In the example with h(x)=0 for x<0, h(x)=2+x for x≥0 and g(x)=x-5 for all x, only the first of these conditions is met. We have $\lim_{x\to 5} g(x)=g(5)=0$, but the limit $\lim_{x\to 0} h(x)$ doesn't exist.

The second condition in the quote above can be thought of as the definition of what it means to say that f is continuous at L.Yes.

Could you explain me the proof for this theorem? I have it but I don't understand it well enough-

"For a given $ε > 0$, find $∂ > 0$ such that-
$| f(g(x)) - f(L) | < ε$
Whenever $0 < |x - c| < ∂$"

Now as to how to find such $ε$ such that $ε > 0$-

$| f(u) - f(L) | < ε$ Whenever | μ - L | < ∂₁ (Didn't understand this at all)

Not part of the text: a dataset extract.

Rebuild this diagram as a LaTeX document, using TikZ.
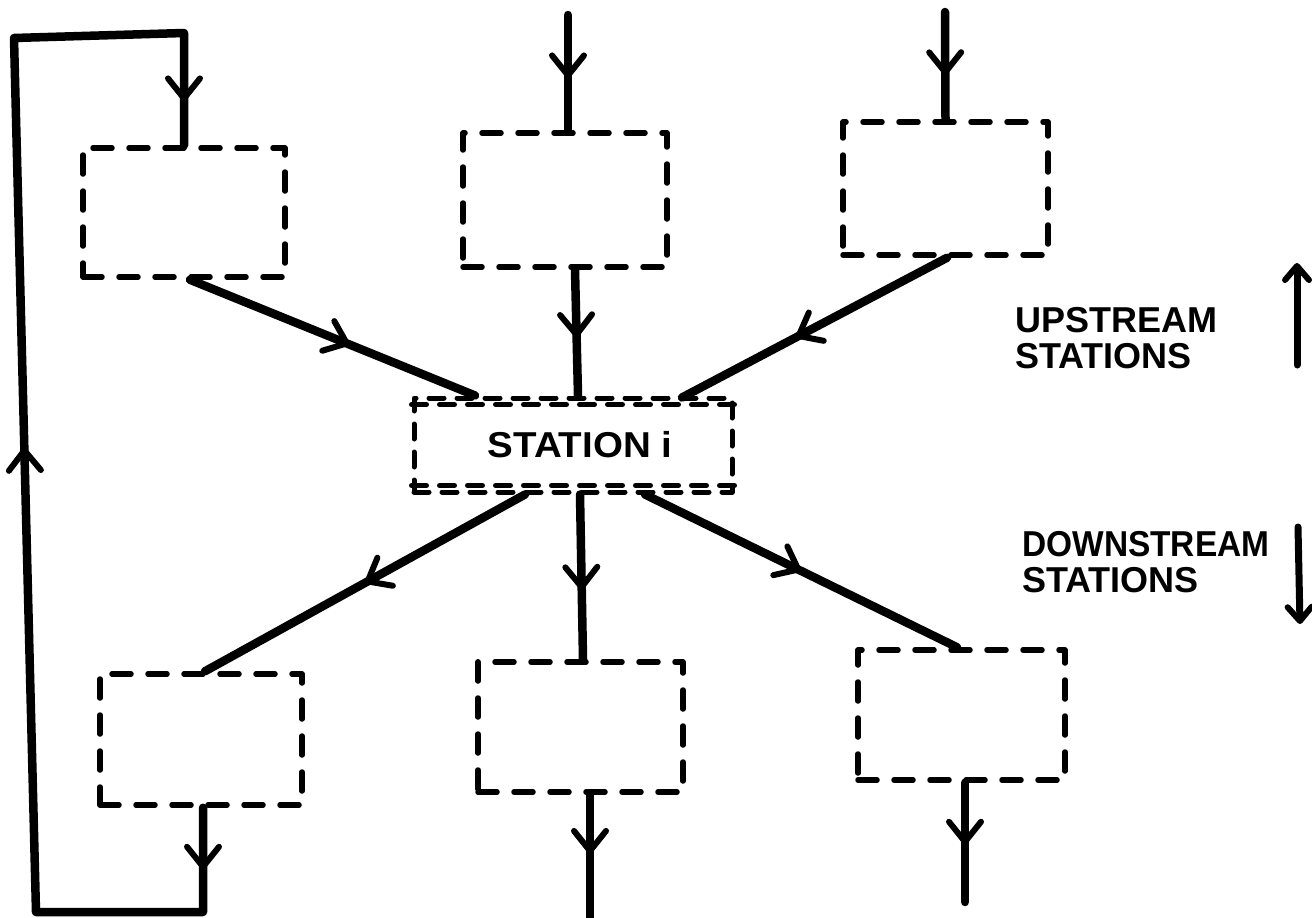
\documentclass[tikz,border=0pt]{standalone}
\usepackage{fontspec}
\usepackage{graphicx}
\setmainfont{Liberation Sans}
\usetikzlibrary{arrows.meta,decorations.markings}
\begin{document}
\begin{tikzpicture}[x=1pt,y=-1pt,
  >={Straight Barb[round,length=20pt,width=32pt,line width=6pt]},
  box/.style={draw, line width=5.5pt, dash pattern=on 19pt off 17pt, line cap=round, line join=round, inner sep=0pt},
  stline/.style={line width=5pt, dash pattern=on 15pt off 13pt, line cap=round},
  flow/.style={draw, line width=8.5pt, line cap=round, line join=round},
  midarr/.style={postaction={decorate}, decoration={markings, mark=at position #1 with {\arrow{>}}}},
  lbl/.style={font=\fontsize{36}{36}\selectfont\bfseries, inner sep=0pt, anchor=base west},
  sidearrow/.style={line width=7pt, line cap=round, -{Straight Barb[round,length=14pt,width=24pt,line width=6pt]}},
]
\useasboundingbox (0,0) rectangle (1312,918);

% upstream boxes
\node[box, minimum width=202pt, minimum height=129pt] (ul) at (184,212.5) {};
\node[box, minimum width=204pt, minimum height=134pt] (um) at (565,200) {};
\node[box, minimum width=205pt, minimum height=133pt] (ur) at (945.5,188.5) {};
% downstream boxes
\node[box, minimum width=202pt, minimum height=131pt] (ll) at (201,739.5) {};
\node[box, minimum width=205pt, minimum height=130pt] (lm) at (580.5,727) {};
\node[box, minimum width=207pt, minimum height=130pt] (lr) at (961.5,715) {};
% station i
\node[box, line width=5pt, dash pattern=on 15pt off 13pt, minimum width=318pt, minimum height=94pt,
      font=\fontsize{36}{36}\selectfont\bfseries] (st) at (573,445) {\hspace*{14pt}\scalebox{1.07}[1]{STATION i}};
\draw[stline] ([yshift=-9pt]st.north west) -- ([yshift=-9pt]st.north east);
\draw[stline] ([yshift=9pt]st.south west) -- ([yshift=9pt]st.south east);

% inputs
\coordinate (inm) at (568,15);
\coordinate (inr) at (945,12);
\draw[flow, midarr=0.55] (inm) -- ([xshift=3pt]um.north);
\draw[flow, midarr=0.59] (inr) -- (ur.north);

% upstream to station
\draw[flow, midarr=0.56] ([xshift=6pt]ul.south) -- ([xshift=-98pt]st.north);
\draw[flow, midarr=0.54] ([xshift=10pt]um.south) -- ([xshift=5pt]st.north);
\draw[flow, midarr=0.57] ([xshift=1.5pt]ur.south) -- ([xshift=109pt,yshift=-2pt]st.north);

% station to downstream
\draw[flow, midarr=0.5] ([xshift=-48pt]st.south) -- ([xshift=4pt]ll.north);
\draw[flow, midarr=0.58] ([xshift=7pt]st.south) -- ([xshift=2.5pt]lm.north);
\draw[flow, midarr=0.5] ([xshift=72pt]st.south) -- ([xshift=-4.5pt]lr.north);

% outputs
\coordinate (outm) at (590,918);
\coordinate (outr) at (965,902);
\draw[flow, midarr=0.48] ([xshift=9.5pt]lm.south) -- (outm);
\draw[flow, midarr=0.52] ([xshift=3.5pt]lr.south) -- (outr);

% feedback loop
\coordinate (lp1) at (203,912);
\coordinate (lp2) at (36,912);
\coordinate (lp3) at (14,38);
\coordinate (lp4) at (184,33);
\draw[flow, postaction={decorate}, decoration={markings,
    mark=at position 62pt with {\arrow{>}},
    mark=at position 736pt with {\arrow{>}},
    mark=at position 1384pt with {\arrow{>}}}]
  ([xshift=2pt]ll.south) -- (lp1) -- (lp2) -- (lp3) -- (lp4) -- (ul.north);

% legend
\node[lbl] (up1) at (1015,332) {UPSTREAM};
\node[lbl] (up2) at (1015,368) {STATIONS};
\node[lbl] (dn1) at (1022,556) {\scalebox{0.93}[1]{DOWNSTREAM}};
\node[lbl] (dn2) at (1022,592) {STATIONS};
\coordinate (ua0) at (1297,365);
\coordinate (ua1) at (1297,263);
\draw[sidearrow] (ua0) -- (ua1);
\coordinate (da0) at (1298,527);
\coordinate (da1) at (1300,624);
\draw[sidearrow] (da0) -- (da1);
\end{tikzpicture}
\end{document}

| g(x) - f(L) | < ∂₁ , whenever $0 < |x - c| < ∂$ (didn't understand it again)

Let $μ = g(x)$ , $| f(g(x)) - f(L) | < ε$, whenever $0 < |x - c| < ∂$. (didn't understand this either)

 

[andyrk]

We have $f(\lim_{x\to 0} x)=f(0)=1\neq 0=\lim_{x\to 0}f(x)$. Clearly the problem is that $f(0)$ isn't equal to $\lim_{x\to 0}f(x)$

Okay, but first you said that $f(0)$ is equal to $\lim_{x\to 0}f(x)$. Then you say that it isn't. But I think it is. Which one am I supposed to believe anyways?

And anyhow, this example didn't make me understand the proof of the theorem even though it was really good and I appreciate you for that. :)

 

[Fredrik]

Okay, but first you said that $f(0)$ is equal to $\lim_{x\to 0}f(x)$. Then you say that it isn't.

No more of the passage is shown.